# [TASK DETAILS]
Write out the material exactly. Do not include the pictures.

# [GIVEN MATERIAL]
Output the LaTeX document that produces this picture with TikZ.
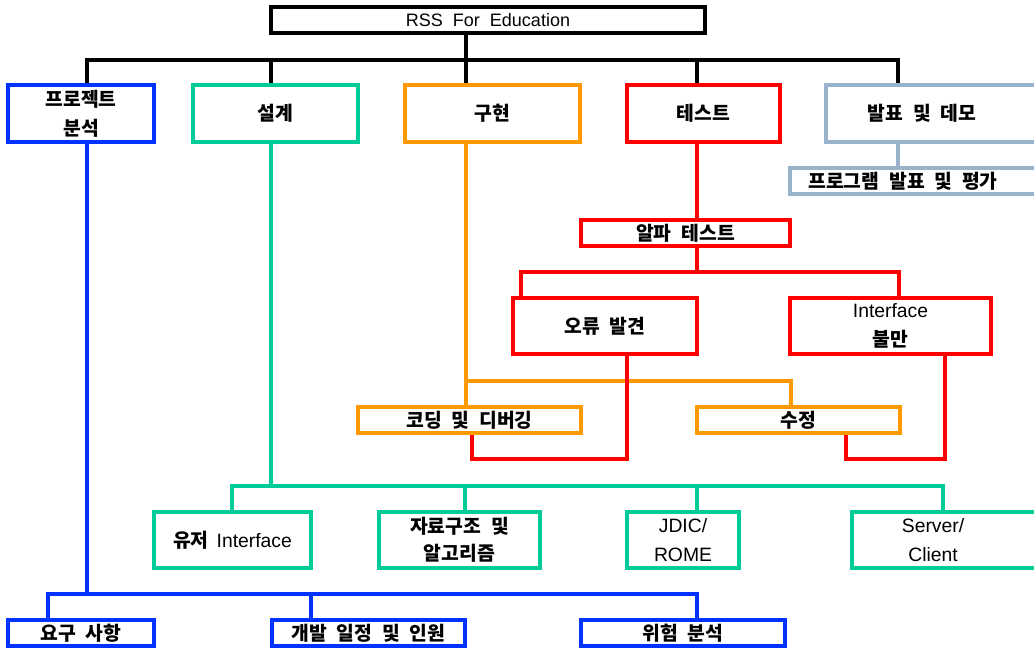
\documentclass[tikz,border=0pt]{standalone}
\usepackage{fontspec}
\setmainfont{Liberation Sans}[WordSpace=2]
\newfontfamily\kr{Noto Sans CJK KR}[WordSpace=2.2]
\newcommand\K[1]{{\kr\bfseries #1}}
\definecolor{cblue}{RGB}{0,51,255}
\definecolor{cgreen}{RGB}{0,204,153}
\definecolor{corange}{RGB}{255,153,0}
\definecolor{cred}{RGB}{255,0,0}
\definecolor{cgray}{RGB}{153,179,204}
\newcommand\bx[7]{\node[box,#6,minimum width={(#4-#2)*0.75pt},minimum height={(#5-#3)*0.75pt}] (#1) at ({(#2+#4)/2},{(#3+#5)/2}) {#7};}
\tikzset{
  box/.style={draw, line width=2.3pt, fill=white, inner sep=0pt, align=center,
    font=\fontsize{14.5}{22}\selectfont},
  ln/.style={line width=2.3pt},
  kbox/.style={draw=black, line width=2.4pt, font=\fontsize{13.5}{16}\selectfont},
  bbox/.style={draw=cblue},
  gbox/.style={draw=cgreen},
  gbig/.style={draw=cgreen, font=\fontsize{14.5}{22}\selectfont},
  obox/.style={draw=corange},
  rbox/.style={draw=cred},
  ybox/.style={draw=cgray},
}
\begin{document}
\begin{tikzpicture}[x=0.75pt,y=-0.75pt]
\useasboundingbox (0,0) rectangle (1034,648);
% coordinates
\coordinate (k1) at (87,60); \coordinate (k2) at (271,60); \coordinate (k3) at (466,60);
\coordinate (k4) at (697,60); \coordinate (k5) at (898,60);
\coordinate (r1) at (697,272); \coordinate (r2) at (521,272); \coordinate (r3) at (899,272);
\coordinate (r4) at (627,459); \coordinate (r5) at (472,459);
\coordinate (r6) at (945,459); \coordinate (r7) at (846,459);
\coordinate (o1) at (466,381); \coordinate (o2) at (791,381);
\coordinate (g0) at (271,486); \coordinate (g1) at (232,486); \coordinate (g2) at (465,486);
\coordinate (g3) at (697,486); \coordinate (g4) at (943,486);
\coordinate (b0) at (87,594); \coordinate (b1) at (48,594); \coordinate (b2) at (311,594);
\coordinate (b3) at (697,594);
% boxes
\bx{root}{271}{7}{705}{33}{kbox}{RSS For Education}
\bx{pa}{8}{85}{154}{142}{bbox}{\K{프로젝트}\\\K{분석}}
\bx{sg}{193}{85}{358}{142}{gbox}{\K{설계}}
\bx{gh}{405}{85}{580}{142}{obox}{\K{구현}}
\bx{ts}{627}{85}{780}{142}{rbox}{\K{테스트}}
\bx{bp}{826}{85}{1040}{142}{ybox,label={[xshift=-8.25pt,font=\fontsize{14.5}{22}\selectfont]center:\K{발표 및 데모}}}{}
\bx{pe}{790}{168}{1040}{194}{ybox,label={[xshift=-9pt,font=\fontsize{14.5}{22}\selectfont]center:\K{프로그램 발표 및 평가}}}{}
\bx{al}{581}{220}{790}{246}{rbox}{\K{알파 테스트}}
\bx{er}{513}{298}{697}{354}{rbox}{\K{오류 발견}}
\bx{ib}{790}{298}{991}{354}{rbox}{Interface\\\K{불만}}
\bx{cd}{358}{407}{581}{433}{obox}{\K{코딩 및 디버깅}}
\bx{fx}{697}{407}{900}{433}{obox}{\K{수정}}
\bx{ui}{154}{512}{311}{568}{gbig}{\K{유저}\hspace{6pt}Interface}
\bx{ds}{379}{512}{540}{568}{gbox,font=\fontsize{14.5}{20}\selectfont}{\K{자료구조 및}\\\K{알고리즘}}
\bx{jd}{627}{512}{739}{568}{gbig}{JDIC/\\ROME}
\bx{sc}{852}{512}{1040}{568}{gbig,label={[xshift=-9.75pt,align=center,font=\fontsize{14.5}{22}\selectfont]center:Server/\\Client}}{}
\bx{rq}{8}{620}{154}{646}{bbox}{\K{요구 사항}}
\bx{dv}{272}{620}{465}{646}{bbox}{\K{개발 일정 및 인원}}
\bx{rk}{581}{620}{785}{646}{bbox}{\K{위험 분석}}
% black connectors
\draw[ln] (k3 |- root.south) -- (k3);
\draw[ln] (k1 |- pa.north) -- (k1) -- (k5) -- (k5 |- bp.north);
\draw[ln] (k2) -- (k2 |- sg.north);
\draw[ln] (k3) -- (k3 |- gh.north);
\draw[ln] (k4) -- (k4 |- ts.north);
% gray
\draw[ln, cgray] (k5 |- bp.south) -- (k5 |- pe.north);
% orange
\draw[ln, corange] (o1 |- gh.south) -- (o1 |- cd.north);
\draw[ln, corange] (o1) -- (o2) -- (o2 |- fx.north);
% red
\draw[ln, cred] (k4 |- ts.south) -- (k4 |- al.north);
\draw[ln, cred] (r1 |- al.south) -- (r1);
\draw[ln, cred] (r2 |- er.north) -- (r2) -- (r3) -- (r3 |- ib.north);
\draw[ln, cred] (r4 |- er.south) -- (r4) -- (r5) -- (r5 |- cd.south);
\draw[ln, cred] (r6 |- ib.south) -- (r6) -- (r7) -- (r7 |- fx.south);
% green
\draw[ln, cgreen] (g0 |- sg.south) -- (g0);
\draw[ln, cgreen] (g1 |- ui.north) -- (g1) -- (g4) -- (g4 |- sc.north);
\draw[ln, cgreen] (g2) -- (g2 |- ds.north);
\draw[ln, cgreen] (g3) -- (g3 |- jd.north);
% blue
\draw[ln, cblue] (b0 |- pa.south) -- (b0);
\draw[ln, cblue] (b1 |- rq.north) -- (b1) -- (b3) -- (b3 |- rk.north);
\draw[ln, cblue] (b2) -- (b2 |- dv.north);
\end{tikzpicture}
\end{document}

# [RESULT OF THIS TASK]
Output the LaTeX document that produces this picture with TikZ.
\documentclass[tikz,border=0pt]{standalone}
\usepackage{fontspec}
\setmainfont{Liberation Sans}[WordSpace=2]
\newfontfamily\kr{Noto Sans CJK KR}[WordSpace=2.2]
\newcommand\K[1]{{\kr\bfseries #1}}
\definecolor{cblue}{RGB}{0,51,255}
\definecolor{cgreen}{RGB}{0,204,153}
\definecolor{corange}{RGB}{255,153,0}
\definecolor{cred}{RGB}{255,0,0}
\definecolor{cgray}{RGB}{153,179,204}
\newcommand\bx[7]{\node[box,#6,minimum width={(#4-#2)*0.75pt},minimum height={(#5-#3)*0.75pt}] (#1) at ({(#2+#4)/2},{(#3+#5)/2}) {#7};}
\tikzset{
  box/.style={draw, line width=2.3pt, fill=white, inner sep=0pt, align=center,
    font=\fontsize{14.5}{22}\selectfont},
  ln/.style={line width=2.3pt},
  kbox/.style={draw=black, line width=2.4pt, font=\fontsize{13.5}{16}\selectfont},
  bbox/.style={draw=cblue},
  gbox/.style={draw=cgreen},
  gbig/.style={draw=cgreen, font=\fontsize{14.5}{22}\selectfont},
  obox/.style={draw=corange},
  rbox/.style={draw=cred},
  ybox/.style={draw=cgray},
}
\begin{document}
\begin{tikzpicture}[x=0.75pt,y=-0.75pt]
\useasboundingbox (0,0) rectangle (1034,648);
% coordinates
\coordinate (k1) at (87,60); \coordinate (k2) at (271,60); \coordinate (k3) at (466,60);
\coordinate (k4) at (697,60); \coordinate (k5) at (898,60);
\coordinate (r1) at (697,272); \coordinate (r2) at (521,272); \coordinate (r3) at (899,272);
\coordinate (r4) at (627,459); \coordinate (r5) at (472,459);
\coordinate (r6) at (945,459); \coordinate (r7) at (846,459);
\coordinate (o1) at (466,381); \coordinate (o2) at (791,381);
\coordinate (g0) at (271,486); \coordinate (g1) at (232,486); \coordinate (g2) at (465,486);
\coordinate (g3) at (697,486); \coordinate (g4) at (943,486);
\coordinate (b0) at (87,594); \coordinate (b1) at (48,594); \coordinate (b2) at (311,594);
\coordinate (b3) at (697,594);
% boxes
\bx{root}{271}{7}{705}{33}{kbox}{RSS For Education}
\bx{pa}{8}{85}{154}{142}{bbox}{\K{프로젝트}\\\K{분석}}
\bx{sg}{193}{85}{358}{142}{gbox}{\K{설계}}
\bx{gh}{405}{85}{580}{142}{obox}{\K{구현}}
\bx{ts}{627}{85}{780}{142}{rbox}{\K{테스트}}
\bx{bp}{826}{85}{1040}{142}{ybox,label={[xshift=-8.25pt,font=\fontsize{14.5}{22}\selectfont]center:\K{발표 및 데모}}}{}
\bx{pe}{790}{168}{1040}{194}{ybox,label={[xshift=-9pt,font=\fontsize{14.5}{22}\selectfont]center:\K{프로그램 발표 및 평가}}}{}
\bx{al}{581}{220}{790}{246}{rbox}{\K{알파 테스트}}
\bx{er}{513}{298}{697}{354}{rbox}{\K{오류 발견}}
\bx{ib}{790}{298}{991}{354}{rbox}{Interface\\\K{불만}}
\bx{cd}{358}{407}{581}{433}{obox}{\K{코딩 및 디버깅}}
\bx{fx}{697}{407}{900}{433}{obox}{\K{수정}}
\bx{ui}{154}{512}{311}{568}{gbig}{\K{유저}\hspace{6pt}Interface}
\bx{ds}{379}{512}{540}{568}{gbox,font=\fontsize{14.5}{20}\selectfont}{\K{자료구조 및}\\\K{알고리즘}}
\bx{jd}{627}{512}{739}{568}{gbig}{JDIC/\\ROME}
\bx{sc}{852}{512}{1040}{568}{gbig,label={[xshift=-9.75pt,align=center,font=\fontsize{14.5}{22}\selectfont]center:Server/\\Client}}{}
\bx{rq}{8}{620}{154}{646}{bbox}{\K{요구 사항}}
\bx{dv}{272}{620}{465}{646}{bbox}{\K{개발 일정 및 인원}}
\bx{rk}{581}{620}{785}{646}{bbox}{\K{위험 분석}}
% black connectors
\draw[ln] (k3 |- root.south) -- (k3);
\draw[ln] (k1 |- pa.north) -- (k1) -- (k5) -- (k5 |- bp.north);
\draw[ln] (k2) -- (k2 |- sg.north);
\draw[ln] (k3) -- (k3 |- gh.north);
\draw[ln] (k4) -- (k4 |- ts.north);
% gray
\draw[ln, cgray] (k5 |- bp.south) -- (k5 |- pe.north);
% orange
\draw[ln, corange] (o1 |- gh.south) -- (o1 |- cd.north);
\draw[ln, corange] (o1) -- (o2) -- (o2 |- fx.north);
% red
\draw[ln, cred] (k4 |- ts.south) -- (k4 |- al.north);
\draw[ln, cred] (r1 |- al.south) -- (r1);
\draw[ln, cred] (r2 |- er.north) -- (r2) -- (r3) -- (r3 |- ib.north);
\draw[ln, cred] (r4 |- er.south) -- (r4) -- (r5) -- (r5 |- cd.south);
\draw[ln, cred] (r6 |- ib.south) -- (r6) -- (r7) -- (r7 |- fx.south);
% green
\draw[ln, cgreen] (g0 |- sg.south) -- (g0);
\draw[ln, cgreen] (g1 |- ui.north) -- (g1) -- (g4) -- (g4 |- sc.north);
\draw[ln, cgreen] (g2) -- (g2 |- ds.north);
\draw[ln, cgreen] (g3) -- (g3 |- jd.north);
% blue
\draw[ln, cblue] (b0 |- pa.south) -- (b0);
\draw[ln, cblue] (b1 |- rq.north) -- (b1) -- (b3) -- (b3 |- rk.north);
\draw[ln, cblue] (b2) -- (b2 |- dv.north);
\end{tikzpicture}
\end{document}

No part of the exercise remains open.